Avrupa Merkez Bankası faiz artırımını sürdürecek

Fotoğraf: AA
Fotoğraf: AA
TT

Avrupa Merkez Bankası faiz artırımını sürdürecek

Fotoğraf: AA
Fotoğraf: AA

Avrupa Merkez Bankası (ECB) Başkanı Christine Lagarde, enflasyonu orta vadeli hedef olan yüzde 2 seviyesine düşürme konusunda kararlı olduklarını, bunun için faizleri daha da artırmayı planladıklarını ifade etti.
Lagarde, Avrupa Parlamentosu (AP) Ekonomik ve Mali İşler Komitesi'nin "Parasal Diyalog" oturumunda konuştu.
ECB'nin son 1 yılda para politikasını normalleştirmeye yönelik hızlı ve kapsamlı bir süreç başlattığını belirten Lagarde, "Önce birkaç ay içinde net varlık alımlarını sonlandırdık. Ardından, politika faizlerimizi şimdiye kadarki en hızlı şekilde artırmaya başladık" ifadesini kullandı.
Lagarde, Rusya-Ukrayna savaşının enerji güvenliğini tehdit ettiğini, tedarik zincirlerini kesintiye uğrattığını ve enflasyonu hedeflerinin çok üzerine yükselttiğini anlattı.
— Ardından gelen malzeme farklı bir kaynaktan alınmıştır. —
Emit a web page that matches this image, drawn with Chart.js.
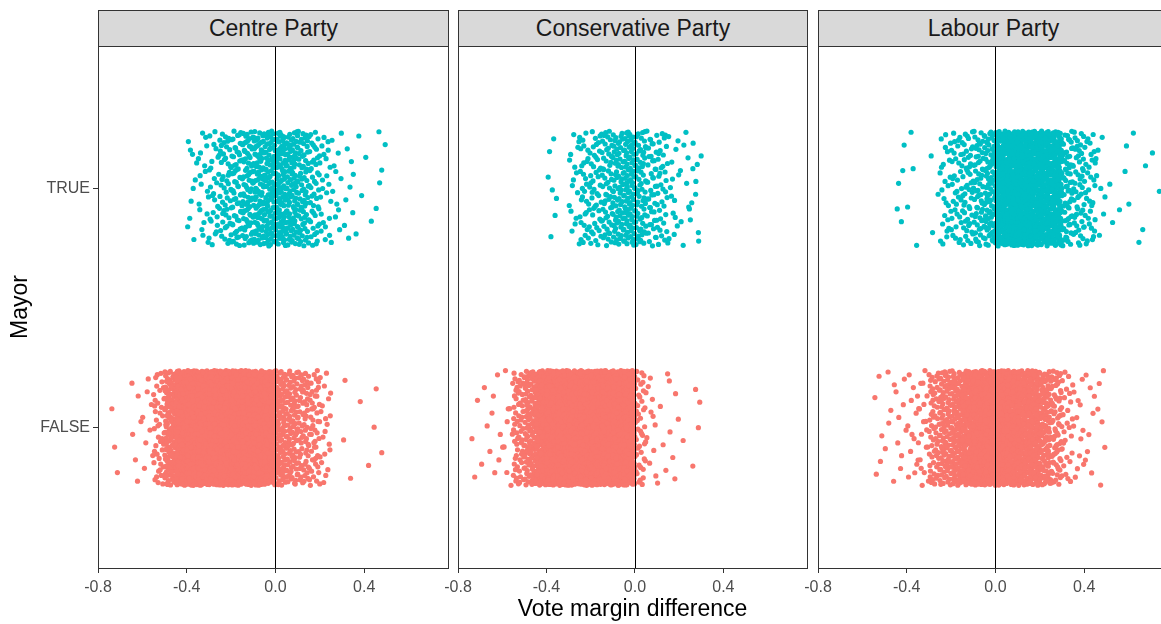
<!DOCTYPE html>
<html>
<head>
<meta charset="utf-8">
<script src="https://cdn.jsdelivr.net/npm/chart.js@4.4.0/dist/chart.umd.min.js"></script>
<style>
  html, body { margin: 0; padding: 0; background: #fff; overflow: hidden; width: 1161px; height: 624px; }
  body { position: relative; font-family: "Liberation Sans", Arial, sans-serif; }
  canvas { position: absolute; }
  .strip { position: absolute; top: 10px; box-sizing: border-box; background: #d9d9d9; border: 1px solid #333;
           color: #1a1a1a; font-size: 23px; text-align: center; }
</style>
</head>
<body>
<canvas id="p0" width="452" height="592" style="left:0px;top:32px"></canvas>
<canvas id="p1" width="378" height="592" style="left:433px;top:32px"></canvas>
<canvas id="p2" width="379" height="592" style="left:793px;top:32px"></canvas>
<script>
var parties = ['Centre Party', 'Conservative Party', 'Labour Party'];
var mayorLevels = ['FALSE', 'TRUE'];
var xTicks = [-0.8, -0.4, 0, 0.4];
var refLine = 0;

// number of points in each 0.05 wide bin of vote margin
// bins run from -0.75 to 0.75
var binStart = -0.75;
var binWidth = 0.05;

var centreFalse = [3, 0, 6, 8, 40, 130, 260, 300, 300, 300, 300, 300, 280, 230, 190,
                   110, 85, 65, 50, 20, 0, 3, 1, 2, 2, 0, 0, 0, 0, 0];
var centreTrue  = [0, 0, 0, 0, 0, 0, 0, 10, 18, 28, 45, 62, 75, 90, 100,
                   100, 85, 68, 45, 22, 12, 7, 4, 2, 5, 0, 0, 0, 0, 0];
var consFalse   = [3, 4, 6, 10, 60, 100, 210, 300, 300, 300, 300, 300, 300, 290, 260,
                   45, 10, 5, 6, 1, 4, 0, 0, 0, 0, 0, 0, 0, 0, 0];
var consTrue    = [0, 0, 0, 0, 0, 0, 0, 7, 0, 16, 35, 42, 55, 70, 85,
                   62, 45, 35, 14, 9, 10, 0, 0, 0, 0, 0, 0, 0, 0, 0];
var labourFalse = [0, 0, 0, 0, 5, 6, 8, 12, 20, 60, 90, 120, 170, 210, 240,
                   240, 220, 190, 160, 110, 70, 25, 12, 8, 6, 0, 0, 0, 0, 0];
var labourTrue  = [0, 0, 0, 0, 0, 0, 5, 4, 0, 3, 25, 35, 48, 62, 80,
                   180, 190, 190, 190, 180, 165, 65, 48, 34, 8, 2, 3, 3, 2, 2];

var seriesByParty = [[centreFalse, centreTrue], [consFalse, consTrue], [labourFalse, labourTrue]];
var colors = ['#F8766D', '#00BFC4'];

Chart.defaults.font.family = '"Liberation Sans", Arial, sans-serif';

// stand-in for geom_jitter: spread each bin's points evenly over the bin
function halton(i, b) {
  var f = 1, r = 0;
  while (i > 0) {
    f = f / b;
    r += f * (i % b);
    i = Math.floor(i / b);
  }
  return r;
}

function jitterPoints(counts, level, seed) {
  var pts = [];
  var k = seed;
  for (var i = 0; i < counts.length; i++) {
    for (var n = 0; n < counts[i]; n++) {
      pts.push({ x: binStart + binWidth * (i + halton(k, 2)), y: level + (halton(k, 3) - 0.5) * 0.48 });
      k++;
    }
  }
  return pts;
}

var panelBox = {
  id: 'panelBox',
  afterDatasetsDraw: function (chart) {
    var a = chart.chartArea;
    var ctx = chart.ctx;
    var x0 = Math.round(chart.scales.x.getPixelForValue(refLine)) + 0.5;
    ctx.save();
    ctx.lineWidth = 1;
    ctx.strokeStyle = '#000';
    ctx.beginPath();
    ctx.moveTo(x0, a.top);
    ctx.lineTo(x0, a.bottom);
    ctx.stroke();
    ctx.strokeStyle = '#333';
    ctx.strokeRect(Math.round(a.left) + 0.5, Math.round(a.top) + 0.5, Math.round(a.width), Math.round(a.height));
    ctx.restore();
  }
};

var padLeft = [0, 25, 25];

for (var p = 0; p < parties.length; p++) {
  var datasets = [];
  for (var m = 0; m < mayorLevels.length; m++) {
    datasets.push({
      label: mayorLevels[m],
      data: jitterPoints(seriesByParty[p][m], m + 1, 1 + 4000 * (2 * p + m)),
      backgroundColor: colors[m],
      borderWidth: 0,
      pointRadius: 2.6
    });
  }

  var canvas = document.getElementById('p' + p);
  var chart = new Chart(canvas.getContext('2d'), {
    type: 'scatter',
    data: { datasets: datasets },
    options: {
      responsive: false,
      animation: false,
      events: [],
      layout: { padding: { left: padLeft[p], right: 3, top: 14, bottom: 0 } },
      plugins: { legend: { display: false }, tooltip: { enabled: false } },
      scales: {
        x: {
          type: 'linear',
          min: -0.8,
          max: 0.778,
          afterBuildTicks: function (s) { s.ticks = xTicks.map(function (v) { return { value: v }; }); },
          afterFit: function (s) { s.height = 56; },
          grid: { display: true, drawOnChartArea: false, drawTicks: true, tickLength: 5, tickColor: '#333', color: '#333' },
          border: { display: false },
          ticks: {
            autoSkip: false, maxRotation: 0, padding: 5, color: '#4d4d4d', font: { size: 16 },
            callback: function (v) { return Number(v).toFixed(1); }
          },
          title: {
            display: p === 1, text: 'Vote margin difference', color: '#000',
            font: { size: 23 }, padding: { top: 0, bottom: 1 }
          }
        },
        y: {
          type: 'linear',
          display: p === 0,
          min: 0.415,
          max: 2.595,
          afterBuildTicks: function (s) { s.ticks = mayorLevels.map(function (l, i) { return { value: i + 1 }; }); },
          afterFit: function (s) { if (s.options.display) s.width = 98; },
          grid: { display: true, drawOnChartArea: false, drawTicks: true, tickLength: 5, tickColor: '#333', color: '#333' },
          border: { display: false },
          ticks: {
            autoSkip: false, padding: 3, color: '#4d4d4d', font: { size: 16 },
            callback: function (v) { return mayorLevels[Math.round(v) - 1]; }
          },
          title: { display: true, text: 'Mayor', color: '#000', font: { size: 23 }, padding: { top: 7, bottom: 0 } }
        }
      }
    },
    plugins: [panelBox]
  });

  // facet strip above the panel
  var a = chart.chartArea;
  var strip = document.createElement('div');
  strip.className = 'strip';
  strip.textContent = parties[p];
  strip.style.left = (canvas.offsetLeft + Math.round(a.left)) + 'px';
  strip.style.width = (Math.round(a.width) + 1) + 'px';
  strip.style.height = '37px';
  strip.style.lineHeight = '35px';
  document.body.appendChild(strip);
}
</script>
</body>
</html>
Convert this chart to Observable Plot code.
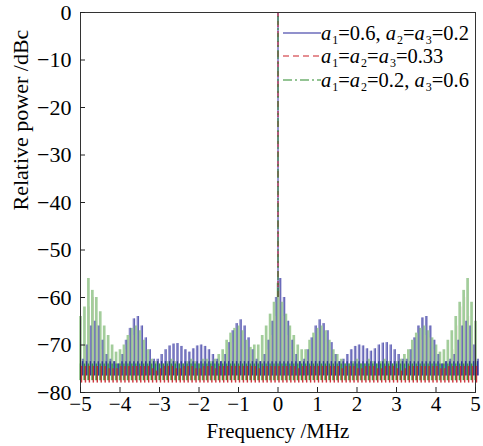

"Avrupa özellikle sert bir şekilde etkilendi"
Savaşın yansımalarının sadece Avrupa'da değil dünya çapında hissedildiğine işaret eden Christine Lagarde, bunun merkez bankalarının faiz oranlarını yükseltmesine ve finansman koşullarının dünya çapında hızla sıkılaşmasına yol açtığını söyledi. Lagarde, "Savaşa olan yakınlığımız ve enerji ithalatına olan bağımlılığımız göz önüne alındığında, Avrupa bundan özellikle sert bir şekilde etkilendi" diye konuştu..
Ekim ayında enflasyonun Avro Bölgesi'nin kuruluşundan bu yana ilk defa çift haneye çıktığını bunun temel nedeninin de yüksek enerji maliyetleri olduğunu hatırlatan Lagarde, enerji krizi ve küresel darboğazların arzı kısıtlamasına rağmen salgın sonrası ekonominin yeniden açılmasının talebi artırarak çekirdek enflasyonu yükselttiğini ifade etti.
Lagarde, "Enflasyondaki bu yükseliş herkesi etkiliyor ama bazıları bunu diğerlerinden daha fazla hissediyor" ifadesini kullandı.
Özellikle bütçelerinin daha büyük bir kısmını gıda, elektrik, gaz ve ısınma gibi temel ihtiyaçlara harcayan düşük gelirlilerin artan yaşam maliyetini karşılamakta zorlandığını belirten Lagarde, yüksek ve düşük gelirlilerin yaşadıkları enflasyon oranı arasında büyük bir fark olduğunu vurguladı.

"Büyüme hızla yavaşlıyor"
Lagarde, Avro Bölgesi ülkelerindeki enflasyon oranlarında da farklılık olduğunu, yaşanan farklı şokların reel ekonomik aktiviteyi olumsuz etkilediğini belirtti.
"Şimdi savaşın bir sonucu olarak büyüme hızla yavaşlıyor. Yüksek enflasyon, insanların gerçek gelirlerini düşürerek ve firmaların maliyetlerini yükselterek, harcamaları ve üretimi azaltıyor" diyen Lagarde, yüksek belirsizlikler, sıkılaşan finansal koşullar ve zayıflayan küresel talebin, bu yılın geriye kalanında ve gelecek yılın başında büyümeyi baskılayacağını anlattı.
Lagarde, anketlerde vatandaşların 3'te 1'inin artan hayat pahalılığını AB'nin karşı karşıya olduğu en önemli sorun olarak gördüğünü anımsattı.
ECB'nin fiyat istikrarını sağlama görevini yerine getirmek için çalıştığına işaret eden Lagarde, temmuz ayından bu yana toplam olarak 200 baz puanlık artışla sonuçlanan 3 politika faiz artışının enflasyonu kontrol altına almak için yapıldığını, ayrıca uzun vadeli yeniden finansman operasyonlarında da değişiklikler gerçekleştirildiğini anımsattı.
Lagarde, "Aralık ayında, varlık alım programı portföyümüzdeki tahvillerin azaltılmasına yönelik temel ilkeleri de belirleyeceğiz" dedi.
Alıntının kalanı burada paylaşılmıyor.